Of the $66 billion weekly inflow, roughly $41 billion landed on a single Thursday during month-end portfolio rebalancing. Year-to-date inflows now total $172 billion through the end of May. Money market fund assets have grown by 112%, or $4.4 trillion, since pandemic-era lows in 2020.

The seven-day average yield on money market funds stood at 3.34% by late May. That number matters because it represents a virtually risk-free return that competes directly with longer-duration bonds, equities, and crypto yield products. When you can earn 3.34% doing essentially nothing, the bar for riskier investments gets a lot higher.
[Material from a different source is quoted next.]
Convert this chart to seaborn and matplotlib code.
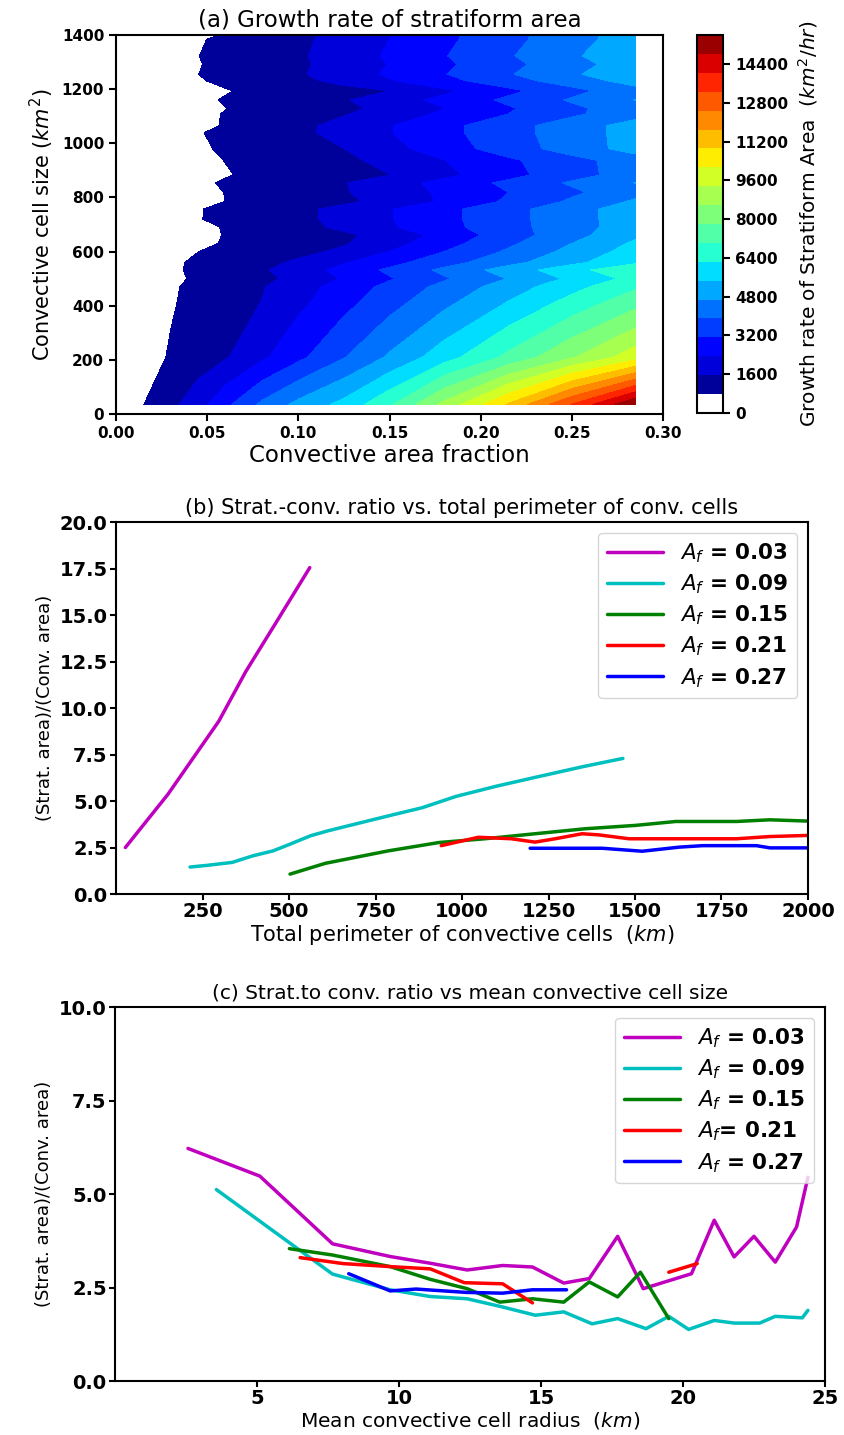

The Fed factor and inflation anxiety

The market is currently pricing in a roughly 60% probability of a 25-basis-point rate hike this year. That’s a remarkable reversal from the consensus earlier in the year, when multiple cuts were still baked into forward curves. Heightened inflation concerns tied to geopolitical tensions have forced traders to recalibrate, and money market funds are the direct beneficiary of that recalibration.
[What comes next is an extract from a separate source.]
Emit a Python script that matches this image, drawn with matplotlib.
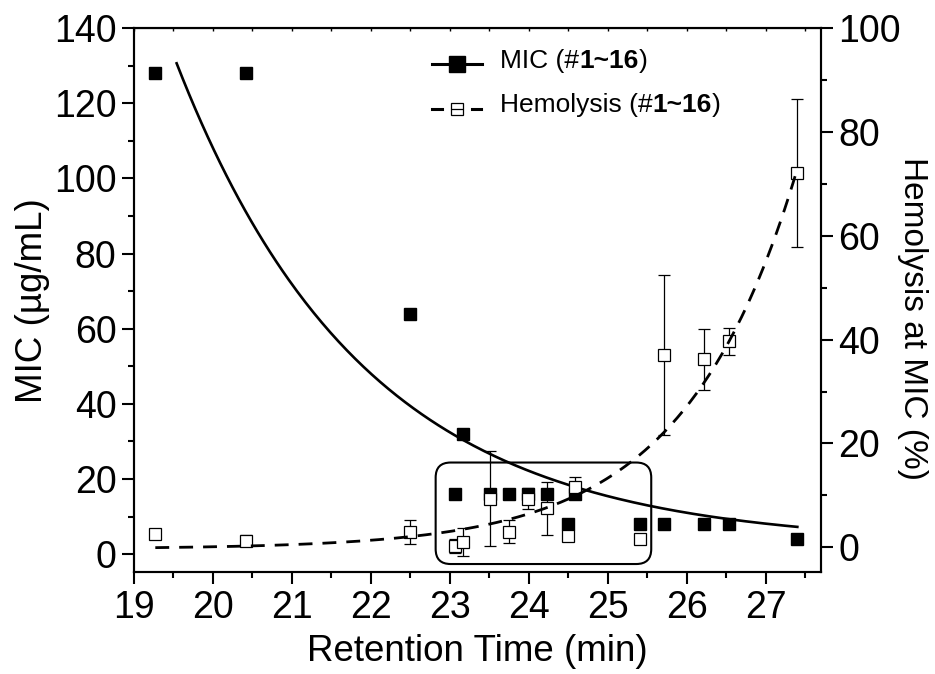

What this means for crypto investors

DeFi protocols offering 2-4% on stablecoin deposits suddenly look less appealing when a government-backed money market fund pays the same without smart contract risk, impermanent loss, or regulatory ambiguity.

Tokenized money market funds and Treasuries recently reached a record $15.35 billion in total value locked in May. That’s a rounding error compared to $8.28 trillion, but as traditional finance increasingly explores on-chain versions of these instruments, the infrastructure connecting TradFi capital to crypto rails gets stronger.